Marine Joatton
par Jean-Luc Chalumeau
Marine Joatton, à la fois diplômée de Sciences Po Paris et des Beaux-Arts, est née en 1972. Son exposition intitulée Un air de famille au Musée d’art moderne et contemporain de Saint-Etienne en 2016 a permis de donner la mesure d’une artiste puissamment originale, totalement peintre, qui reconnaît, parmi ses grands prédécesseurs, l’importance de Picasso. En témoigne son huile sur papier « Picasso » (2015) dans laquelle l’artiste fait allusion au terrible regard vide de l’Autoportrait du 30 juin 1972 dans lequel Picasso se voyait déjà mort.
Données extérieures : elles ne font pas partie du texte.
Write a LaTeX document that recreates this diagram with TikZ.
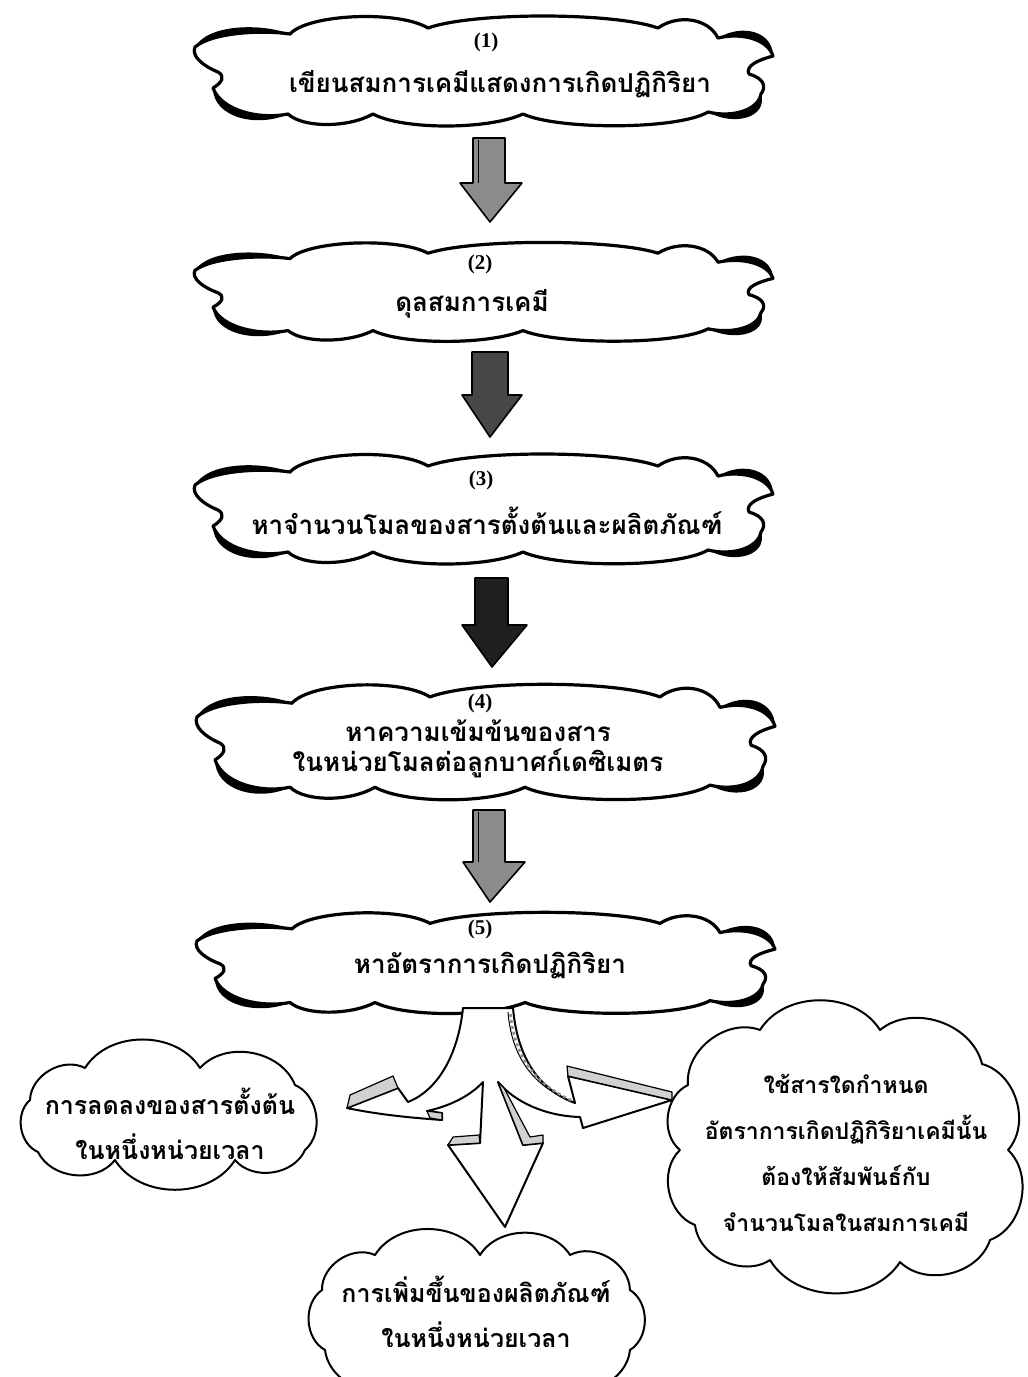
\documentclass[tikz,border=0pt]{standalone}
\usepackage{fontspec}
\setmainfont{Liberation Serif}
\newfontfamily\thaifont[Script=Thai]{Loma}

\tikzset{
  cloudline/.style={draw=black, line width=3.2pt, fill=white, line join=round},
  lobe/.style={fill=black},
  thaitext/.style={font=\thaifont\bfseries\fontsize{26}{30}\selectfont, align=center, inner sep=0pt},
  sidetext/.style={font=\thaifont\bfseries\fontsize{25}{45}\selectfont, align=center, inner sep=0pt},
  smallsidetext/.style={font=\thaifont\bfseries\fontsize{23}{46}\selectfont, align=center, inner sep=0pt},
  numlabel/.style={font=\bfseries\fontsize{21}{24}\selectfont, inner sep=0pt},
  sidecloud/.style={draw=black, line width=2pt, fill=white, line join=round},
  puff/.style={bend left=58},
  lightarrow/.style={draw=black, line width=1.6pt, fill=black!45, line join=round},
  darkarrow/.style={draw=black, line width=1.6pt, fill=black!72, line join=round},
  darkerarrow/.style={draw=black, line width=1.6pt, fill=black!88, line join=round},
  band/.style={draw=black, line width=2pt, fill=white, line join=round},
  ribbon/.style={draw=black, line width=1.2pt, fill=black!18, line join=round},
  pics/bigcloud/.style={code={
    \path[cloudline] (-193,-36)
      .. controls (-175,-56) and (-85,-60) .. (-55,-42)
      .. controls (-10,-58) and (130,-58) .. (175,-42)
      .. controls (195,-56) and (225,-52) .. (235,-32)
      .. controls (260,-38) and (285,-30) .. (290,-14)
      .. controls (275,-10) and (262,-4) .. (266,4)
      .. controls (280,8) and (284,16) .. (278,24)
      .. controls (275,40) and (250,48) .. (225,42)
      .. controls (195,60) and (75,60) .. (40,44)
      .. controls (5,60) and (-80,60) .. (-110,44)
      .. controls (-135,58) and (-180,58) .. (-195,44)
      .. controls (-225,50) and (-262,40) .. (-270,18)
      .. controls (-260,12) and (-258,6) .. (-265,2)
      .. controls (-280,-4) and (-292,-14) .. (-288,-23)
      .. controls (-270,-38) and (-220,-40) .. (-193,-36) -- cycle;
    \path[lobe] (-288,-23) .. controls (-270,-38) and (-220,-40) .. (-193,-36)
      .. controls (-222,-47) and (-275,-46) .. (-288,-23) -- cycle;
    \path[lobe] (-195,44) .. controls (-225,50) and (-262,40) .. (-270,18)
      .. controls (-270,48) and (-225,58) .. (-195,44) -- cycle;
    \path[lobe] (235,-32) .. controls (260,-38) and (285,-30) .. (290,-14)
      .. controls (290,-38) and (260,-47) .. (235,-32) -- cycle;
    \path[lobe] (278,24) .. controls (275,40) and (250,48) .. (225,42)
      .. controls (252,57) and (285,47) .. (278,24) -- cycle;
  }},
}

\begin{document}
\begin{tikzpicture}[x=1pt,y=-1pt]
\useasboundingbox (0,0) rectangle (1028,1377);
\clip (0,0) rectangle (1028,1377);
\fill[white] (0,0) rectangle (1028,1377);

% main clouds
\pic at (483,70) {bigcloud};
\node[numlabel] (n1) at (486,42) {(1)};
\node[thaitext] (t1) at (500,84) {เขียนสมการเคมีแสดงการเกิดปฏิกิริยา};

\pic[yscale=0.9] at (483,291) {bigcloud};
\node[numlabel] (n2) at (480,264) {(2)};
\node[thaitext] (t2) at (472,304) {ดุลสมการเคมี};

\pic[yscale=1.0] at (483,508) {bigcloud};
\node[numlabel] (n3) at (481,480) {(3)};
\node[thaitext] (t3) at (487,521) {หาจำนวนโมลของสารตั้งต้นและผลิตภัณฑ์};

\pic[yscale=1.05] at (485,741) {bigcloud};
\node[numlabel] (n4) at (480,703) {(4)};
\node[thaitext] (t4) at (478,749) {หาความเข้มข้นของสาร\\ในหน่วยโมลต่อลูกบาศก์เดซิเมตร};

\pic[yscale=0.92] at (485,962) {bigcloud};
\node[numlabel] (n5) at (480,929) {(5)};
\node[thaitext] (t5) at (490,966) {หาอัตราการเกิดปฏิกิริยา};

% straight block arrows
\path[lightarrow] (473,138) -- (505,138) -- (505,183) -- (522,183) -- (490,222) -- (460,183) -- (473,183) -- cycle;
\draw[line width=1pt] (478,140) -- (478,183);
\path[darkarrow] (472,352) -- (508,352) -- (508,395) -- (522,395) -- (490,437) -- (462,395) -- (472,395) -- cycle;
\path[darkerarrow] (475,578) -- (508,578) -- (508,625) -- (527,625) -- (492,667) -- (462,625) -- (475,625) -- cycle;
\path[lightarrow] (473,810) -- (505,810) -- (505,862) -- (525,862) -- (490,902) -- (463,862) -- (473,862) -- cycle;
\draw[line width=1pt] (478,812) -- (478,862);

% three-way curved arrow
\path[band] (463,1008)
  .. controls (458,1055) and (438,1090) .. (408,1102)
  -- (398,1088) -- (347,1108)
  .. controls (380,1115) and (415,1118) .. (442,1120)
  -- (442,1113) -- (427,1111)
  .. controls (450,1106) and (470,1096) .. (483,1082)
  -- (480,1143) -- (448,1145) -- (505,1227) -- (543,1143) -- (523,1145) -- (498,1082)
  .. controls (515,1102) and (545,1116) .. (580,1117)
  -- (583,1128) -- (672,1100) -- (568,1076) -- (575,1103)
  .. controls (545,1092) and (518,1065) .. (513,1008) -- cycle;
\path[ribbon] (347,1108) -- (350,1095) -- (393,1076) -- (398,1088) -- cycle;
\path[ribbon] (427,1111) -- (442,1113) -- (442,1120) -- (430,1118) -- cycle;
\path[ribbon] (448,1145) -- (453,1137) -- (479,1135) -- (480,1143) -- cycle;
\path[ribbon] (498,1082) -- (504,1088) -- (530,1137) -- (543,1135) -- (543,1143) -- (523,1145) -- cycle;
\path[ribbon] (568,1076) -- (567,1066) -- (672,1092) -- (672,1100) -- cycle;
\draw[line width=1pt] (508,1012) .. controls (512,1062) and (538,1088) .. (571,1101);
\draw[line width=2.5pt, black!45, dash pattern=on 3pt off 3pt] (510.5,1014) .. controls (515,1062) and (541,1087) .. (573,1101);

% side clouds
\path[sidecloud] (30,1100) to[puff] (85,1068) to[puff] (200,1068) to[puff] (295,1085)
  to[puff] (305,1150) to[puff] (235,1160) to[puff] (115,1160) to[puff] (38,1152) to[puff] cycle;
\node[sidetext] (lt) at (170,1124) {การลดลงของสารตั้งต้น\\ในหนึ่งหน่วยเวลา};

\path[sidecloud] (322,1290) to[puff] (375,1255) to[puff] (480,1255) to[puff] (570,1255)
  to[puff] (630,1290) to[puff] (630,1350) to[puff] (560,1385) to[puff] (400,1385)
  to[puff] (325,1350) to[puff] cycle;
\node[sidetext] (bt) at (476,1312) {การเพิ่มขึ้นของผลิตภัณฑ์\\ในหนึ่งหน่วยเวลา};

\path[sidecloud] (688,1085) to[puff] (760,1030) to[puff] (880,1030) to[puff] (982,1064)
  to[puff] (1008,1150) to[puff] (990,1240) to[puff] (900,1262) to[puff] (770,1260)
  to[puff] (695,1225) to[puff] (680,1150) to[puff] cycle;
\node[smallsidetext] (rt) at (846,1153) {ใช้สารใดกำหนด\\อัตราการเกิดปฏิกิริยาเคมีนั้น\\ต้องให้สัมพันธ์กับ\\จำนวนโมลในสมการเคมี};
\end{tikzpicture}
\end{document}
Mais là s’arrête l’emprunt : ce Picasso-là sourit avec férocité, un petit bonhomme s’intègre à la composition. La même année, Marine Joatton a peint d’autres huiles sur papier (Patriarche, Cubiste…) qui attestent d’une conception de la peinture proche de celle du vieux maître de Mougins qui lui permet de rester elle-même. Il semble que, comme ce dernier, elle a réussi à se débarrasser de « l’art » pour rejoindre la seule peinture. « Moins il y a d’art et plus il y a de peinture » disait Picasso à son amie Hélène Parmelin. Il avait écrit sur un carnet de croquis, le 27 mars 1963, des lignes que Marine Joatton a dû méditer : « La peinture est plus forte que moi, elle me fait faire ce qu’elle veut ». Oui, mais Marine ajoute que pour elle la peinture est comme un cheval qu’elle aurait enfourché : il est plus fort qu’elle, certes, mais elle le guide. Dans ses Bouquets de têtes comme tout récemment dans ses Merdons, on voit bien que l’artiste a gardé le contrôle de sa démarche. Il n’empêche : elle appartient au petit nombre des peintres qui, à la suite de Picasso, ont renversé les rapports entre l’artiste et son œuvre. A propos de Picasso, Marie-Laure Bernadac a noté qu’il était parvenu « au point que l’homme est tout entier dans la peinture et que celle-ci semble vivre de sa propre substance, s’autogénérer… » On pourrait en dire autant de la façon dont Marine Joatton, comme malgré elle, aborde sous nos yeux la question de la peinture qui décidément est très loin d’être morte.